AI Ops for Problem Management

Problem management is a key process of IT service management. It consists in preventing problems and resulting incidents from happening. Ideally, a good problem management strategy should aim to solve problems before incidents occur.

There are two approaches to problem management:

  • Reactive problem management, through the logging of calls and requests

  • Proactive problem management, through

    • trend analysis of call and request data (for example by performing simple searches

    • the integration of event management tools that enable you to identify events (defined as any deviation from normal or expected operation of a piece of infrastructure) before incidents are logged

    • the automated logging of calls and requests based on a set of user-defined criteria. This is supported by the AI Ops functionality, as described below

AI Ops enhances your Problem Management process by allowing you to set up rules to automatically log calls or requests based on events in your call and request activity. In this way, problems may be identified before Incidents occur.
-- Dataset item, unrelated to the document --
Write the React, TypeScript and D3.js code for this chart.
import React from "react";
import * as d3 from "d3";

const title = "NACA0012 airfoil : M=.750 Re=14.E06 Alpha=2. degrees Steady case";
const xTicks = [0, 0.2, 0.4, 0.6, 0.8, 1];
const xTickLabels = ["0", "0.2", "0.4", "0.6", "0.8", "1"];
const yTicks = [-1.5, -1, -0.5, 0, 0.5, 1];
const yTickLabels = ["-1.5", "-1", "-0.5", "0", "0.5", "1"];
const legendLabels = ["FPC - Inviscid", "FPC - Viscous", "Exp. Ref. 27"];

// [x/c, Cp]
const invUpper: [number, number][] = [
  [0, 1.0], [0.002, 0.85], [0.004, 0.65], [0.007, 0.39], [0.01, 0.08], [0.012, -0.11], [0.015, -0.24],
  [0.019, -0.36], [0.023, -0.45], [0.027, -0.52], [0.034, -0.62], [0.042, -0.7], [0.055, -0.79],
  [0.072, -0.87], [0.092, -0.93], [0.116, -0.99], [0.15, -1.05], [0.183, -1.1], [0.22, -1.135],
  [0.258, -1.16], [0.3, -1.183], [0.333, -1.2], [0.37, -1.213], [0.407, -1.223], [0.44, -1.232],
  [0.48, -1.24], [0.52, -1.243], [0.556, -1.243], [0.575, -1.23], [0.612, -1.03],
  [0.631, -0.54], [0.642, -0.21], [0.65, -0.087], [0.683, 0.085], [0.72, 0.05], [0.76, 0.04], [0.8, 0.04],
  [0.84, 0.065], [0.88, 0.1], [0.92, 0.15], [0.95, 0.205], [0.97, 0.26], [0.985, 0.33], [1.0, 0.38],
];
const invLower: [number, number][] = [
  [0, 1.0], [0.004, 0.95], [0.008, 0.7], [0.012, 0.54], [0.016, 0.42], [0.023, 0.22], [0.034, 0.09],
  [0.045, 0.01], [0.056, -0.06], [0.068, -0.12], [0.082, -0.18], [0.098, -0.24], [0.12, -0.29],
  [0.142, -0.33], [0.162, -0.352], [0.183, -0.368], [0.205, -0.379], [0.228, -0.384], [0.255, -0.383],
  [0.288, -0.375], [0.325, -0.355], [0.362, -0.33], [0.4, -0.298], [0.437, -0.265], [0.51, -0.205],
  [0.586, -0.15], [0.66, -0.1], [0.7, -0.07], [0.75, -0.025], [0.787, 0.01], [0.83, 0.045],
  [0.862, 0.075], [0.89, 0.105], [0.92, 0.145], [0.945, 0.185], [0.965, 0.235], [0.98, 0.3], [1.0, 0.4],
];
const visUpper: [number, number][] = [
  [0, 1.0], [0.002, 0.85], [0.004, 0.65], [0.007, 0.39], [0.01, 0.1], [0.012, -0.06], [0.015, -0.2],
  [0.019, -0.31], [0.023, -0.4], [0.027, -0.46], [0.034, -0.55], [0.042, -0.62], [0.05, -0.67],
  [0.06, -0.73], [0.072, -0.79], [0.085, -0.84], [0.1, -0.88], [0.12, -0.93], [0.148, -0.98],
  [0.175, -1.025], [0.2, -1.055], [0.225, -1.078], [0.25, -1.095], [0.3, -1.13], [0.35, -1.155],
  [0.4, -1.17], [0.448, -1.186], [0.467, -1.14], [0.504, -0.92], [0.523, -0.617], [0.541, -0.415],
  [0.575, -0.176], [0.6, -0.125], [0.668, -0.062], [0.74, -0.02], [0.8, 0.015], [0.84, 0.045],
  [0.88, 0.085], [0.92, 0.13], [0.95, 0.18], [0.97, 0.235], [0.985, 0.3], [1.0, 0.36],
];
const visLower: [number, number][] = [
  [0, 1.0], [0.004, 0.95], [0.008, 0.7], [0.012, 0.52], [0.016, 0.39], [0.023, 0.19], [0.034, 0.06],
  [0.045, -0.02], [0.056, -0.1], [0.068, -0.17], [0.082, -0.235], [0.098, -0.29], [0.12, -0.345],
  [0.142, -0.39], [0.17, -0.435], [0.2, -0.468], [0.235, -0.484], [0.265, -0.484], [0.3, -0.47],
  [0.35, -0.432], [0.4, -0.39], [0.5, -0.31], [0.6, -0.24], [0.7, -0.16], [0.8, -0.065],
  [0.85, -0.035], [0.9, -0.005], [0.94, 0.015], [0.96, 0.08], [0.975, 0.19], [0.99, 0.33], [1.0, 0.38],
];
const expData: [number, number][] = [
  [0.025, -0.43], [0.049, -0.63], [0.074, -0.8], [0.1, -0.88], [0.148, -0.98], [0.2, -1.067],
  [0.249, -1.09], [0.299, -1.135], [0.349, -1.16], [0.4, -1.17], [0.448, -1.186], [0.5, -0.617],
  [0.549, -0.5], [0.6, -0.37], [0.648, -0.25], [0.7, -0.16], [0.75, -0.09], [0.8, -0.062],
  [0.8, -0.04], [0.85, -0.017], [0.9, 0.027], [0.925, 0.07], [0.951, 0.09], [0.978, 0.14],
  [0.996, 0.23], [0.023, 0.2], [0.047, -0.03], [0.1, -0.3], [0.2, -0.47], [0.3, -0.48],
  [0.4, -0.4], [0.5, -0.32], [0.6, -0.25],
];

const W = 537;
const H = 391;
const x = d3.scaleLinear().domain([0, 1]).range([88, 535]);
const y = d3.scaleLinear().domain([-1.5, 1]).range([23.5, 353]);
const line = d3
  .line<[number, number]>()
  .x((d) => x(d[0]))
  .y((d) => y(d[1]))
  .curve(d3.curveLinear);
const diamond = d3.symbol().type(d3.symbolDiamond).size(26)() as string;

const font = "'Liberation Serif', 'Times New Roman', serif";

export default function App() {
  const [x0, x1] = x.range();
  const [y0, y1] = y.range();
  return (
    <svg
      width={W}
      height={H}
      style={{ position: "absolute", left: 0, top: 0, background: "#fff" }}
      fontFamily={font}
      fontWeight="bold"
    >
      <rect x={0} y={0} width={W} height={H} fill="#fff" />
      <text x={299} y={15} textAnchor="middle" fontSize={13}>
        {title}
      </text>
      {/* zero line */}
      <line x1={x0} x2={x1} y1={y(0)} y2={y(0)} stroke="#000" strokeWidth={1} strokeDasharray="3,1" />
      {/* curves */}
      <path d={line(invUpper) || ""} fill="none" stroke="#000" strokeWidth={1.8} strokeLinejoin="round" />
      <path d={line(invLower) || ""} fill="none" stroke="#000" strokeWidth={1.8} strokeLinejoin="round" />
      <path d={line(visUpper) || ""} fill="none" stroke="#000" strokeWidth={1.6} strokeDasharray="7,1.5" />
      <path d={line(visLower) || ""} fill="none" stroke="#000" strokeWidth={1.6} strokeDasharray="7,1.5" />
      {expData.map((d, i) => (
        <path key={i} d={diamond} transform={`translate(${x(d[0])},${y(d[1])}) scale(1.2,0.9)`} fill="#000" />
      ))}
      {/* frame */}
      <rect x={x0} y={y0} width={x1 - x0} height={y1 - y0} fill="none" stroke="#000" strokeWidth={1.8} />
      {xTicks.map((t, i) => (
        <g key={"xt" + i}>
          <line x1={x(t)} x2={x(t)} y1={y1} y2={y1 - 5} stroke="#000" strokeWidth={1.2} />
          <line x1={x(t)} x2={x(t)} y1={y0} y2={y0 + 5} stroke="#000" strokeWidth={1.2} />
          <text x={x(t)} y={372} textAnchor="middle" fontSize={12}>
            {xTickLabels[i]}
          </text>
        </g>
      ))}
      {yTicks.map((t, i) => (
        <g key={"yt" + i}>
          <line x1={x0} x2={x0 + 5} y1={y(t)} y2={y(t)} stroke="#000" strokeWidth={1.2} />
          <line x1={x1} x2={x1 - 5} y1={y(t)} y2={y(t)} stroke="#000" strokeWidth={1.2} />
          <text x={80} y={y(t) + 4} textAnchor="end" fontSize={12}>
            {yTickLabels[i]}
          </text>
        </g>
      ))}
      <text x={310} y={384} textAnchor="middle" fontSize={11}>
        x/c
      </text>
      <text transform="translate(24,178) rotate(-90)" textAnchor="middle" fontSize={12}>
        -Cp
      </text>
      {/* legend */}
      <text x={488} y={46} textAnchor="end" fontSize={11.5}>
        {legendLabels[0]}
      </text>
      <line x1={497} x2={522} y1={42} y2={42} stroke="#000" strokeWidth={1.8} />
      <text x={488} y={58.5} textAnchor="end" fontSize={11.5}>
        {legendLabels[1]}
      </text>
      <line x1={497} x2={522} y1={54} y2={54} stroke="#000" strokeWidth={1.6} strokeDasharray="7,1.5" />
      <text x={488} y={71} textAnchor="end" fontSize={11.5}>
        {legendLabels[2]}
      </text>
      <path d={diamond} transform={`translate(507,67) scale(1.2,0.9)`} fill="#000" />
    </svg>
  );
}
You can schedule “AI Ops rules” which will run and analyze your Call and Request activity. Each rule has a “threshold” that is, a particular number of events within a running period, and a set of conditions which, when met, will automatically trigger a new call/request in ASM.

Some scenarios for using AI Ops

Example #1: A Problem Manager suspects instability in the network environment. She can configure an automated AI Ops rule to log a Problem call whenever more than 5 high priority outage calls are logged against critical servers. She can configure the rule to exclude any servers that have a Physical Status of “In Test” or “Training Dedicated”. Finally, she can link a Call Template to the rule to direct the call to the Problem Management team when it is logged by the system. When this AI Ops runs and reaches the threshold of 5 high priority outage calls against the critical server, a new call is automatically logged by the system and forwarded to the Problem Management team.
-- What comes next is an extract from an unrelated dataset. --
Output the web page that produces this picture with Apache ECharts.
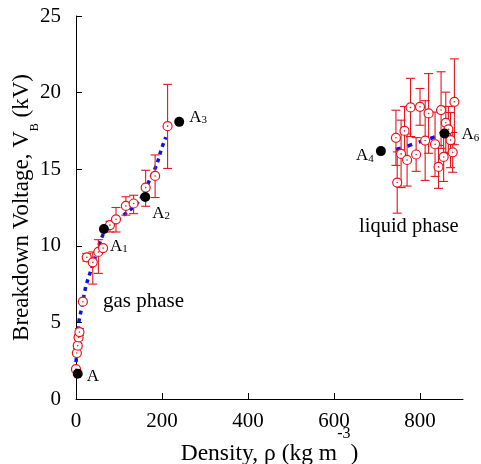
<!DOCTYPE html>
<html>
<head>
<meta charset="utf-8">
<script src="https://cdn.jsdelivr.net/npm/echarts@6/dist/echarts.min.js"></script>
<style>html,body{margin:0;padding:0;background:#fff}#c{width:481px;height:464px}</style>
</head>
<body>
<div id="c"></div>
<script>
// ---- data ----
const xTicks = [0, 200, 400, 600, 800];
const yTicks = [0, 5, 10, 15, 20, 25];

// gas phase measurements (open red circles) with error bar limits
const gasX    = [0, 2, 4, 6, 8, 16, 25, 39, 52, 63, 79, 93, 116, 134, 162, 184, 213];
const gasY    = [1.95, 3.0, 3.48, 4.02, 4.37, 6.35, 9.25, 8.92, 9.6, 9.85, 11.35, 11.73, 12.6, 12.76, 13.8, 14.56, 17.81];
const gasLow  = [1.95, 3.0, 3.3, 3.85, 4.15, 6.35, 9.0, 7.5, 8.2, 9.85, 10.9, 10.9, 12.0, 12.1, 12.58, 13.15, 15.05];
const gasHigh = [1.95, 3.0, 3.65, 4.2, 4.6, 6.35, 9.5, 9.6, 10.4, 9.85, 11.6, 12.5, 13.2, 13.3, 14.93, 15.93, 20.54];

// liquid phase measurements
const liqX    = [744, 747, 756, 764, 770, 778, 791, 800, 812, 820, 835, 843, 849, 855, 860, 866, 871, 876, 880];
const liqY    = [17.05, 14.13, 16.0, 17.5, 15.6, 19.03, 15.96, 19.07, 16.87, 18.64, 16.63, 15.15, 18.86, 15.8, 18.03, 17.6, 16.9, 16.1, 19.4];
const liqErr  = [1.8, 2.0, 2.2, 1.6, 1.7, 1.9, 1.1, 1.2, 2.6, 2.6, 2.1, 1.4, 2.5, 1.6, 2.0, 1.5, 1.8, 1.3, 2.8];

// reference points (filled black)
const refX     = [4, 65, 161, 240, 709, 857];
const refY     = [1.65, 11.1, 13.19, 18.09, 16.18, 17.33];
const refNames = ['A', 'A1', 'A2', 'A3', 'A4', 'A6'];

// fitted trend lines (blue dotted)
const gasFitX = [0, 7, 14, 23, 37, 56, 65, 80, 106, 127, 149, 168, 188, 199, 209];
const gasFitY = [2.4, 5.1, 6.07, 7.4, 8.6, 10.25, 10.9, 11.35, 11.9, 12.37, 12.97, 14.1, 15.3, 16.35, 17.1];
const liqFitX = [744, 767, 788, 831, 850, 874];
const liqFitY = [16.29, 16.46, 16.68, 17.07, 17.27, 17.55];

// ---- chart ----
const FONT = 'Liberation Serif';
const RED = '#e8141b';
const chart = echarts.init(document.getElementById('c'), null, {renderer: 'canvas'});

const zip = (a, b) => a.map((v, i) => [v, b[i]]);
const errData = gasX.map((x, i) => [x, gasLow[i], gasHigh[i]])
  .concat(liqX.map((x, i) => [x, liqY[i] - liqErr[i], liqY[i] + liqErr[i]]));

const labelPlace = {
  'A':  {position: 'right', distance: 4, offset: [0, 2]},
  'A1': {position: 'right', distance: 1, offset: [0, 17]},
  'A2': {position: 'right', distance: 2, offset: [0, 16]},
  'A3': {position: 'right', distance: 5, offset: [0, -5]},
  'A4': {position: 'left',  distance: 2, offset: [0, 4]},
  'A6': {position: 'right', distance: 12, offset: [0, 1]}
};
const richLbl = {
  a: {fontFamily: FONT, fontSize: 17, color: '#000', lineHeight: 18, verticalAlign: 'bottom'},
  s: {fontFamily: FONT, fontSize: 11, color: '#000', lineHeight: 12, verticalAlign: 'bottom'}
};
const refData = refX.map((x, i) => {
  const n = refNames[i];
  const txt = n.length > 1 ? '{a|A}{s|' + n.slice(1) + '}' : '{a|A}';
  return {
    value: [x, refY[i]],
    label: Object.assign({show: true, formatter: txt, rich: richLbl}, labelPlace[n])
  };
});

const option = {
  animation: false,
  backgroundColor: '#fff',
  grid: {left: 76, right: 18, top: 16, bottom: 65, outerBoundsMode: 'none'},
  xAxis: {
    type: 'value', min: 0, max: 900, interval: 200,
    name: '{a|Density, ρ (kg m}{t|-3}{a|)}',
    nameLocation: 'middle', nameGap: 27, nameMoveOverlap: false,
    nameTextStyle: {
      fontFamily: FONT, fontSize: 23, color: '#000',
      rich: {
        a: {fontFamily: FONT, fontSize: 23.5, color: '#000', lineHeight: 40, verticalAlign: 'bottom'},
        t: {fontFamily: FONT, fontSize: 16, color: '#000', lineHeight: 16, verticalAlign: 'top'}
      }
    },
    splitLine: {show: false},
    axisLine: {show: true, onZero: false, lineStyle: {color: '#000', width: 1}},
    axisTick: {show: true, inside: true, length: 6, customValues: xTicks, lineStyle: {color: '#000'}},
    axisLabel: {customValues: xTicks, fontFamily: FONT, fontSize: 21, color: '#000', margin: 12}
  },
  yAxis: {
    type: 'value', min: 0, max: 25, interval: 5,
    name: '{a|Breakdown Voltage, V}{s|B}{a| (kV)}',
    nameLocation: 'middle', nameGap: 35, nameRotate: 90, nameMoveOverlap: false,
    nameTextStyle: {
      fontFamily: FONT, fontSize: 23, color: '#000',
      rich: {
        a: {fontFamily: FONT, fontSize: 23, color: '#000', lineHeight: 31, verticalAlign: 'top'},
        s: {fontFamily: FONT, fontSize: 12, color: '#000', lineHeight: 12, verticalAlign: 'bottom'}
      }
    },
    splitLine: {show: false},
    axisLine: {show: true, onZero: false, lineStyle: {color: '#000', width: 1}},
    axisTick: {show: true, inside: true, length: 6, customValues: yTicks, lineStyle: {color: '#000'}},
    axisLabel: {customValues: yTicks, fontFamily: FONT, fontSize: 21, color: '#000', margin: 15}
  },
  graphic: [
    {type: 'text', left: 103, top: 291, style: {text: 'gas phase', fontFamily: FONT, fontSize: 21, fill: '#000'}},
    {type: 'text', left: 359, top: 216, style: {text: 'liquid phase', fontFamily: FONT, fontSize: 20.5, fill: '#000'}}
  ],
  series: [
    {
      type: 'line', data: zip(gasFitX, gasFitY), showSymbol: false, smooth: false, z: 2,
      lineStyle: {color: '#1010e0', width: 3.5, type: [4, 4]}
    },
    {
      type: 'line', data: zip(liqFitX, liqFitY), showSymbol: false, z: 2,
      lineStyle: {color: '#1010e0', width: 3.5, type: [5, 7]}
    },
    {
      type: 'custom', z: 3, data: errData,
      encode: {x: 0, y: [1, 2]},
      renderItem: function (params, api) {
        const x = api.value(0), lo = api.value(1), hi = api.value(2);
        if (hi - lo < 0.01) return {type: 'group', children: []};
        const p1 = api.coord([x, hi]), p2 = api.coord([x, lo]);
        const w = 4.5;
        const st = {stroke: RED, lineWidth: 1.1};
        return {
          type: 'group', children: [
            {type: 'line', shape: {x1: p1[0], y1: p1[1], x2: p2[0], y2: p2[1]}, style: st},
            {type: 'line', shape: {x1: p1[0] - w, y1: p1[1], x2: p1[0] + w, y2: p1[1]}, style: st},
            {type: 'line', shape: {x1: p2[0] - w, y1: p2[1], x2: p2[0] + w, y2: p2[1]}, style: st}
          ]
        };
      }
    },
    {
      type: 'scatter', z: 4, symbol: 'circle', symbolSize: 9,
      data: zip(gasX, gasY).concat(zip(liqX, liqY)),
      itemStyle: {color: '#fff', borderColor: RED, borderWidth: 1.2, opacity: 1}
    },
    {
      type: 'scatter', z: 4, symbol: 'circle', symbolSize: 1.6, silent: true,
      data: zip(gasX, gasY).concat(zip(liqX, liqY)),
      itemStyle: {color: RED, opacity: 1}
    },
    {
      type: 'scatter', z: 5, symbol: 'circle', symbolSize: 10,
      data: refData,
      itemStyle: {color: '#000', opacity: 1}
    }
  ]
};
chart.setOption(option);
</script>
</body>
</html>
Example #2: The Problem Manager is concerned that a high level of redundancy in the network is making it difficult to identify unreliable hardware. She is most concerned when outages occur in multiple redundant items supporting a parent hardware item.

She configures an automated AI Ops rule to log a call whenever there are more than 5 occurrences in a 3-month period where more than 60% of the redundant items linked to the parent CMDB item are out at the same time.

You can use the IPK Workflow Rules Builder to automate the routing of calls and call notifications through IPK Rules.

An AI Ops rule will consider open/existing calls or requests for analysis, including a call has been created but not yet forwarded to anyone. It can also be setup to consider only New calls.